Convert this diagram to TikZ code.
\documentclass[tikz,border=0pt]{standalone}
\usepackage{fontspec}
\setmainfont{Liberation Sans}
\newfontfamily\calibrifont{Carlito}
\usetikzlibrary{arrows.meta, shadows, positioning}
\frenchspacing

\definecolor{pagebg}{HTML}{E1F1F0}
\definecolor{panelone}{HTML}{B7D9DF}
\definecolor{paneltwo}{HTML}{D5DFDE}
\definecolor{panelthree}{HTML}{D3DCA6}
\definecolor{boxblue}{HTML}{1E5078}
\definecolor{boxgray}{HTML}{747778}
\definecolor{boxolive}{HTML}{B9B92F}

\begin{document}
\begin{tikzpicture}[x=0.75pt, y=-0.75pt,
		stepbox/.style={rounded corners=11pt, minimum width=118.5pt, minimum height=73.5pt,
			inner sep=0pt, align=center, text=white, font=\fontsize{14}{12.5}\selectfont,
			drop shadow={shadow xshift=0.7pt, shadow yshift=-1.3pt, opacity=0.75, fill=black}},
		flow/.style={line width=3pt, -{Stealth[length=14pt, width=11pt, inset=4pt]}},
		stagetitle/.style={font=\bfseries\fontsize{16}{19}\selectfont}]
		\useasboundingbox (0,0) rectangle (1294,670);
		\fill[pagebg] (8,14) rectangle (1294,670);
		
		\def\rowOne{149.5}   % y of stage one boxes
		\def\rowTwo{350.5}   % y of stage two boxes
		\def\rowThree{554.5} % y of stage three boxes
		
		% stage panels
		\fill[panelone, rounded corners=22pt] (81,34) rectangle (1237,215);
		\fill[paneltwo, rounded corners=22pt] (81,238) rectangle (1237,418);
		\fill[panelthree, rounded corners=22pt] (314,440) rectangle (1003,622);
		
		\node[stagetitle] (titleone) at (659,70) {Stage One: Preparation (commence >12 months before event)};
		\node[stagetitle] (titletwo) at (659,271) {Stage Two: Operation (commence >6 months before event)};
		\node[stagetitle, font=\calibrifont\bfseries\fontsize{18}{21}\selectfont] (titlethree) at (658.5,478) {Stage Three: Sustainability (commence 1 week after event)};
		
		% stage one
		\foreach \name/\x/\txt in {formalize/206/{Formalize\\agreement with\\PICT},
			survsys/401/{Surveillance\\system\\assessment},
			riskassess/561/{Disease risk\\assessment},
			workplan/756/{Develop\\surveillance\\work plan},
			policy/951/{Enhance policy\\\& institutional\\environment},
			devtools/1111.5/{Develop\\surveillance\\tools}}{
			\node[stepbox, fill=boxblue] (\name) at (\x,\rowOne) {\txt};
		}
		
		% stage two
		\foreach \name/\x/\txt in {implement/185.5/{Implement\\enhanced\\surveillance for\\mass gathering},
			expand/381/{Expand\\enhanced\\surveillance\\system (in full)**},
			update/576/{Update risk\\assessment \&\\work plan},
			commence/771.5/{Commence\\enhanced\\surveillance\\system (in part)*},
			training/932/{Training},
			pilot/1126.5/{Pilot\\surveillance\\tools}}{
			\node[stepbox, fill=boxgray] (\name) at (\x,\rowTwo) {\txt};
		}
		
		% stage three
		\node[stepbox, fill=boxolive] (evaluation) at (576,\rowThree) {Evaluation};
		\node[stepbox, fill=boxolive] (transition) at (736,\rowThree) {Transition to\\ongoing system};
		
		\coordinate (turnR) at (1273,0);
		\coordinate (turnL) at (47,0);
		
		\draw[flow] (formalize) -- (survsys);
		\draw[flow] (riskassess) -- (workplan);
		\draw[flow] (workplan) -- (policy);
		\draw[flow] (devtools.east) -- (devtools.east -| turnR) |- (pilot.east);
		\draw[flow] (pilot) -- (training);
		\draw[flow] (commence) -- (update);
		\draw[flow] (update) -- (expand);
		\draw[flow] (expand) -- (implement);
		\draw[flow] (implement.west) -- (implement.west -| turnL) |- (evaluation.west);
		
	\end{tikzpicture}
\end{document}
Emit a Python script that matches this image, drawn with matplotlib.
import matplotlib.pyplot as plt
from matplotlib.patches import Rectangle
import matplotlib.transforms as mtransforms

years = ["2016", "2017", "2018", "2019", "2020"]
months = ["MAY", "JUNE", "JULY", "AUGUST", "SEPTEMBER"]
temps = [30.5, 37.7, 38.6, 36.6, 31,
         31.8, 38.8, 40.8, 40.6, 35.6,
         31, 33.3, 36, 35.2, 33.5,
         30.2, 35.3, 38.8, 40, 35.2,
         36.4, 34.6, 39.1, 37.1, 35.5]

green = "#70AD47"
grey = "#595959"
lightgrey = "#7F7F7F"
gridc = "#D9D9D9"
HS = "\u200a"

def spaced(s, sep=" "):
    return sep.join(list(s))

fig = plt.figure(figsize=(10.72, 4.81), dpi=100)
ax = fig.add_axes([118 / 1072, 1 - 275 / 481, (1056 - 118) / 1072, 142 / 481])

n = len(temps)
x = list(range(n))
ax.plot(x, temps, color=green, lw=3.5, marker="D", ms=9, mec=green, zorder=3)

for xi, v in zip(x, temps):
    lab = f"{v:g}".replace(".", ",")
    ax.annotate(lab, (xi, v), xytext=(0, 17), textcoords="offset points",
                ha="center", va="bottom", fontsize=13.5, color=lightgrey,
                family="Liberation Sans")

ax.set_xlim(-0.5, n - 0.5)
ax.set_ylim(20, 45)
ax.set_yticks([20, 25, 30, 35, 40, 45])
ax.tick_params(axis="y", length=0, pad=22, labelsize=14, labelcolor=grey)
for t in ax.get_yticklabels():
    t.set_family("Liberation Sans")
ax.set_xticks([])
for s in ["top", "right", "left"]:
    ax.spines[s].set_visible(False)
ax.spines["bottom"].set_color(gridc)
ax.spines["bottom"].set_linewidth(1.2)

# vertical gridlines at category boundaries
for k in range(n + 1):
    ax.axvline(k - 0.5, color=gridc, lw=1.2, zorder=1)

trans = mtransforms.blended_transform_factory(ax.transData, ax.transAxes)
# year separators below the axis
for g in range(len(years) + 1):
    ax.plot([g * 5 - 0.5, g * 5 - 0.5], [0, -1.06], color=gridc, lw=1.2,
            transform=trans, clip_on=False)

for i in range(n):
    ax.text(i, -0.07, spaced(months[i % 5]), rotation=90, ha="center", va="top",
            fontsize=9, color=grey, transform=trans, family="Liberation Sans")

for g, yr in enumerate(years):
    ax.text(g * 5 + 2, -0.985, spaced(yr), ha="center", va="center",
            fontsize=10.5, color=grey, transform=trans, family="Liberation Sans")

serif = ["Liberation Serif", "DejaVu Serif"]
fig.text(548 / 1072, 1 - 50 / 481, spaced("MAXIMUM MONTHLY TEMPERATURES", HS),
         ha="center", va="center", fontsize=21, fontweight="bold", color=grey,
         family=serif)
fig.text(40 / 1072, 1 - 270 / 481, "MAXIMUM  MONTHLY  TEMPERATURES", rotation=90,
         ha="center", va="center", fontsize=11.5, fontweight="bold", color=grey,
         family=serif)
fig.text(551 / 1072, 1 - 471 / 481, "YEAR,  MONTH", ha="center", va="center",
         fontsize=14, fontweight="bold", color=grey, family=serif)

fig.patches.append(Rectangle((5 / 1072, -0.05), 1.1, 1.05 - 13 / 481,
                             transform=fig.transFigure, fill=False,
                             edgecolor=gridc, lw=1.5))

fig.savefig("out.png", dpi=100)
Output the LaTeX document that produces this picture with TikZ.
_ _ _
## To do
Transcribe, word for word, every line from the line with "Emit a Python" to the line with "import matplotlib.transforms as mtransforms", inclusive, and output nothing else.

## Worked solution
Emit a Python script that matches this image, drawn with matplotlib.
import matplotlib.pyplot as plt
from matplotlib.patches import Rectangle
import matplotlib.transforms as mtransforms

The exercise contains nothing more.